START

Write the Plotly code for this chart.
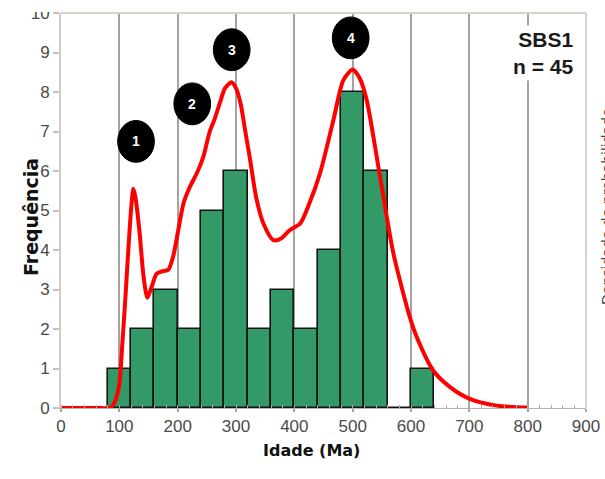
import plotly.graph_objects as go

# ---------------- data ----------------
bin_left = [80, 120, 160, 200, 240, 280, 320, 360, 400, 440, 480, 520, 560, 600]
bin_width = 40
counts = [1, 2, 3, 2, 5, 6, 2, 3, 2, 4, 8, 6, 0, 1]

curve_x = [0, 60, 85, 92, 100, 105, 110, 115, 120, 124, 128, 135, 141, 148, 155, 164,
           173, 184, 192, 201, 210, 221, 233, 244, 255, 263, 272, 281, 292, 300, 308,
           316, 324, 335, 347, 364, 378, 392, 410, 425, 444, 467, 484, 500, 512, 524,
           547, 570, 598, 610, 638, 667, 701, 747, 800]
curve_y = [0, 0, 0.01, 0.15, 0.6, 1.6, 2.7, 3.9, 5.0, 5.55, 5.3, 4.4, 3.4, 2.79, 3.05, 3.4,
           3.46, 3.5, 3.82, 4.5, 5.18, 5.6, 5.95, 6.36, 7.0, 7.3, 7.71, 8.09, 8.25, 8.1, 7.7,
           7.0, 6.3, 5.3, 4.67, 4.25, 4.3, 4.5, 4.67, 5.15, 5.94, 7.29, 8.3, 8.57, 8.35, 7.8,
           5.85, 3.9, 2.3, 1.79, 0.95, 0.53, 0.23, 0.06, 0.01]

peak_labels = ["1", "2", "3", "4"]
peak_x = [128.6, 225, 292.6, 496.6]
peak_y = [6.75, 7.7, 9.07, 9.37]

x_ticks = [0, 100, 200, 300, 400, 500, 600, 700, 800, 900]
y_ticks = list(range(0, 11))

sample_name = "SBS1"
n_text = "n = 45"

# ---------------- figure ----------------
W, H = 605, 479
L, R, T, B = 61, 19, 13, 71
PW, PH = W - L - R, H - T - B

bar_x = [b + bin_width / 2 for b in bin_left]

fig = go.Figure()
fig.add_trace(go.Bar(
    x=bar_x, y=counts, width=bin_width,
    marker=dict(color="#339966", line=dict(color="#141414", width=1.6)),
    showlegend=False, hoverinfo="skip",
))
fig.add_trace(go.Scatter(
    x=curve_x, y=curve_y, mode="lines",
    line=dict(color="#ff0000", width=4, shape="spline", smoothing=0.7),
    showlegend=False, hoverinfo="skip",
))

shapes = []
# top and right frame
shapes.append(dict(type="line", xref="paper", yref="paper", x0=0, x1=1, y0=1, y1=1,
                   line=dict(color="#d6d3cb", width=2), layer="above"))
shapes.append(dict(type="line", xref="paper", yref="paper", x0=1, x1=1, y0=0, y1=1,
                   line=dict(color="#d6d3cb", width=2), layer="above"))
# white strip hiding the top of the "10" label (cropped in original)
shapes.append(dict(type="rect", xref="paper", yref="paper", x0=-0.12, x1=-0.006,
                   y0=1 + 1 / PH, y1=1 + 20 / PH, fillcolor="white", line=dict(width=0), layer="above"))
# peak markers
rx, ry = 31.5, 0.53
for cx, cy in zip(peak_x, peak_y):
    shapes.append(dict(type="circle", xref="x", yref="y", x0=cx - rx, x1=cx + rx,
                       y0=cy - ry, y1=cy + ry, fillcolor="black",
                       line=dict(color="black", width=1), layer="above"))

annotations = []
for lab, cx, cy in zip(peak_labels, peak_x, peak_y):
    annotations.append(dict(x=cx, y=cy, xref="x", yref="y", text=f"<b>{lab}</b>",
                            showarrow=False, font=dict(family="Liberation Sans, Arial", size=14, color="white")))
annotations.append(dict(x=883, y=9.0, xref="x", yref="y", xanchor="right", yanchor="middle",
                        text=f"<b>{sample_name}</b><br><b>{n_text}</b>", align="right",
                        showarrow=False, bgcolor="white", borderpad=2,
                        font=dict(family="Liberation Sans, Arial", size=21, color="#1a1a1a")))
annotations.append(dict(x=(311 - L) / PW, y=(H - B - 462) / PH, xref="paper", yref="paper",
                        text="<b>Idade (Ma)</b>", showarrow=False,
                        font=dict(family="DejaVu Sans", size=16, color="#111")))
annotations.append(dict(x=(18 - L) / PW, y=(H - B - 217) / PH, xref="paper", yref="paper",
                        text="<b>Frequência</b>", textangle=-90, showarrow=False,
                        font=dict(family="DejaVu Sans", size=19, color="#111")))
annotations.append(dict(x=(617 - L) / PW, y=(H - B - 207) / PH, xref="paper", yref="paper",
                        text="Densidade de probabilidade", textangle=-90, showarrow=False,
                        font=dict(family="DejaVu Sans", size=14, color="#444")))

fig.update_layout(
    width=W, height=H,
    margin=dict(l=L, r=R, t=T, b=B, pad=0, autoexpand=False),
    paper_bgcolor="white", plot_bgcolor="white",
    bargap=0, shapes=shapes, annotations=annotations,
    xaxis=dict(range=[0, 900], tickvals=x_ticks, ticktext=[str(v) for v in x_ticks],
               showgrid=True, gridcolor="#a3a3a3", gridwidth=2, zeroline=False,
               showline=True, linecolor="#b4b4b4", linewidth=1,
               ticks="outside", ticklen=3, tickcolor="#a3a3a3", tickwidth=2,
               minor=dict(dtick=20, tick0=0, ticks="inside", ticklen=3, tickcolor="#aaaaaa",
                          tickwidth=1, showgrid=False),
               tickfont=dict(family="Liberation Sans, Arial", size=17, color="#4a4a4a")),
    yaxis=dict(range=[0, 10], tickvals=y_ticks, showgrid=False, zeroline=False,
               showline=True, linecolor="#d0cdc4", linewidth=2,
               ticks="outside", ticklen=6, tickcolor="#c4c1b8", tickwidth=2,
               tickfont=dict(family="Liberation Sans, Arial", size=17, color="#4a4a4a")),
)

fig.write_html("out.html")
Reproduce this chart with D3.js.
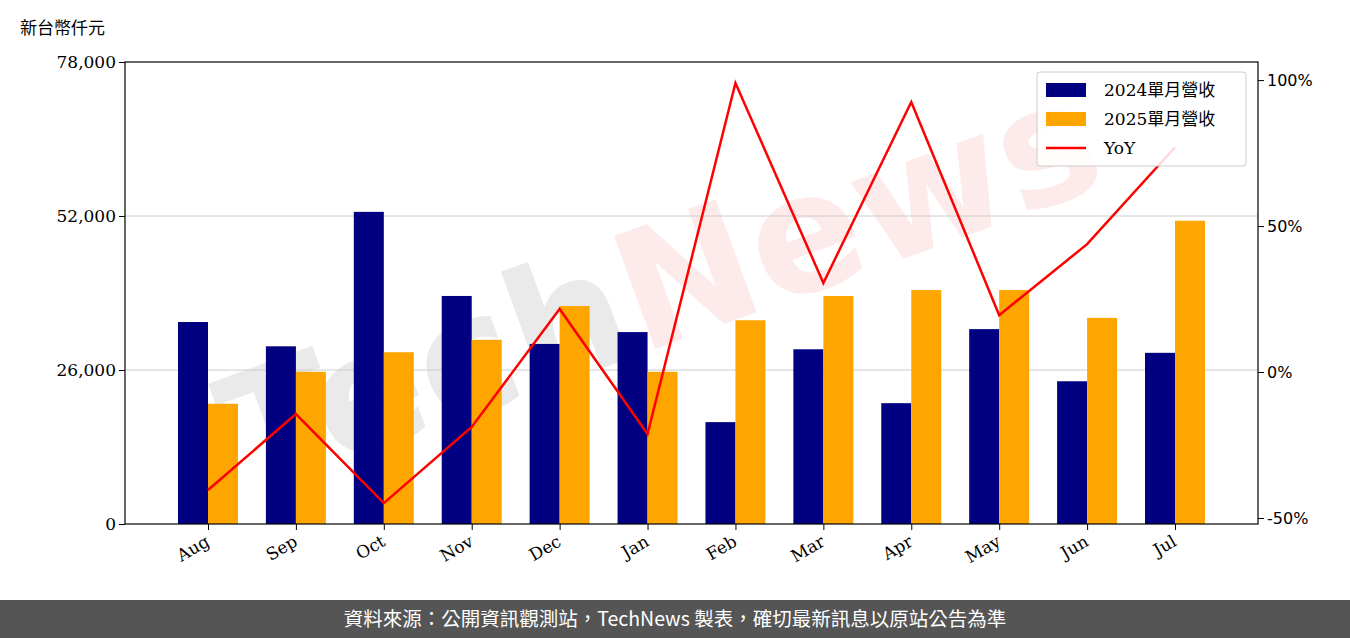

END

Task to carry out » Reproduce each entry precisely. Leave the pictures out.

Finished exercise »
Write the Plotly code for this chart.
import plotly.graph_objects as go

# ---------------- data ----------------
bin_left = [80, 120, 160, 200, 240, 280, 320, 360, 400, 440, 480, 520, 560, 600]
bin_width = 40
counts = [1, 2, 3, 2, 5, 6, 2, 3, 2, 4, 8, 6, 0, 1]

curve_x = [0, 60, 85, 92, 100, 105, 110, 115, 120, 124, 128, 135, 141, 148, 155, 164,
           173, 184, 192, 201, 210, 221, 233, 244, 255, 263, 272, 281, 292, 300, 308,
           316, 324, 335, 347, 364, 378, 392, 410, 425, 444, 467, 484, 500, 512, 524,
           547, 570, 598, 610, 638, 667, 701, 747, 800]
curve_y = [0, 0, 0.01, 0.15, 0.6, 1.6, 2.7, 3.9, 5.0, 5.55, 5.3, 4.4, 3.4, 2.79, 3.05, 3.4,
           3.46, 3.5, 3.82, 4.5, 5.18, 5.6, 5.95, 6.36, 7.0, 7.3, 7.71, 8.09, 8.25, 8.1, 7.7,
           7.0, 6.3, 5.3, 4.67, 4.25, 4.3, 4.5, 4.67, 5.15, 5.94, 7.29, 8.3, 8.57, 8.35, 7.8,
           5.85, 3.9, 2.3, 1.79, 0.95, 0.53, 0.23, 0.06, 0.01]

peak_labels = ["1", "2", "3", "4"]
peak_x = [128.6, 225, 292.6, 496.6]
peak_y = [6.75, 7.7, 9.07, 9.37]

x_ticks = [0, 100, 200, 300, 400, 500, 600, 700, 800, 900]
y_ticks = list(range(0, 11))

sample_name = "SBS1"
n_text = "n = 45"

# ---------------- figure ----------------
W, H = 605, 479
L, R, T, B = 61, 19, 13, 71
PW, PH = W - L - R, H - T - B

bar_x = [b + bin_width / 2 for b in bin_left]

fig = go.Figure()
fig.add_trace(go.Bar(
    x=bar_x, y=counts, width=bin_width,
    marker=dict(color="#339966", line=dict(color="#141414", width=1.6)),
    showlegend=False, hoverinfo="skip",
))
fig.add_trace(go.Scatter(
    x=curve_x, y=curve_y, mode="lines",
    line=dict(color="#ff0000", width=4, shape="spline", smoothing=0.7),
    showlegend=False, hoverinfo="skip",
))

shapes = []
# top and right frame
shapes.append(dict(type="line", xref="paper", yref="paper", x0=0, x1=1, y0=1, y1=1,
                   line=dict(color="#d6d3cb", width=2), layer="above"))
shapes.append(dict(type="line", xref="paper", yref="paper", x0=1, x1=1, y0=0, y1=1,
                   line=dict(color="#d6d3cb", width=2), layer="above"))
# white strip hiding the top of the "10" label (cropped in original)
shapes.append(dict(type="rect", xref="paper", yref="paper", x0=-0.12, x1=-0.006,
                   y0=1 + 1 / PH, y1=1 + 20 / PH, fillcolor="white", line=dict(width=0), layer="above"))
# peak markers
rx, ry = 31.5, 0.53
for cx, cy in zip(peak_x, peak_y):
    shapes.append(dict(type="circle", xref="x", yref="y", x0=cx - rx, x1=cx + rx,
                       y0=cy - ry, y1=cy + ry, fillcolor="black",
                       line=dict(color="black", width=1), layer="above"))

annotations = []
for lab, cx, cy in zip(peak_labels, peak_x, peak_y):
    annotations.append(dict(x=cx, y=cy, xref="x", yref="y", text=f"<b>{lab}</b>",
                            showarrow=False, font=dict(family="Liberation Sans, Arial", size=14, color="white")))
annotations.append(dict(x=883, y=9.0, xref="x", yref="y", xanchor="right", yanchor="middle",
                        text=f"<b>{sample_name}</b><br><b>{n_text}</b>", align="right",
                        showarrow=False, bgcolor="white", borderpad=2,
                        font=dict(family="Liberation Sans, Arial", size=21, color="#1a1a1a")))
annotations.append(dict(x=(311 - L) / PW, y=(H - B - 462) / PH, xref="paper", yref="paper",
                        text="<b>Idade (Ma)</b>", showarrow=False,
                        font=dict(family="DejaVu Sans", size=16, color="#111")))
annotations.append(dict(x=(18 - L) / PW, y=(H - B - 217) / PH, xref="paper", yref="paper",
                        text="<b>Frequência</b>", textangle=-90, showarrow=False,
                        font=dict(family="DejaVu Sans", size=19, color="#111")))
annotations.append(dict(x=(617 - L) / PW, y=(H - B - 207) / PH, xref="paper", yref="paper",
                        text="Densidade de probabilidade", textangle=-90, showarrow=False,
                        font=dict(family="DejaVu Sans", size=14, color="#444")))

fig.update_layout(
    width=W, height=H,
    margin=dict(l=L, r=R, t=T, b=B, pad=0, autoexpand=False),
    paper_bgcolor="white", plot_bgcolor="white",
    bargap=0, shapes=shapes, annotations=annotations,
    xaxis=dict(range=[0, 900], tickvals=x_ticks, ticktext=[str(v) for v in x_ticks],
               showgrid=True, gridcolor="#a3a3a3", gridwidth=2, zeroline=False,
               showline=True, linecolor="#b4b4b4", linewidth=1,
               ticks="outside", ticklen=3, tickcolor="#a3a3a3", tickwidth=2,
               minor=dict(dtick=20, tick0=0, ticks="inside", ticklen=3, tickcolor="#aaaaaa",
                          tickwidth=1, showgrid=False),
               tickfont=dict(family="Liberation Sans, Arial", size=17, color="#4a4a4a")),
    yaxis=dict(range=[0, 10], tickvals=y_ticks, showgrid=False, zeroline=False,
               showline=True, linecolor="#d0cdc4", linewidth=2,
               ticks="outside", ticklen=6, tickcolor="#c4c1b8", tickwidth=2,
               tickfont=dict(family="Liberation Sans, Arial", size=17, color="#4a4a4a")),
)

fig.write_html("out.html")
Reproduce this chart with D3.js.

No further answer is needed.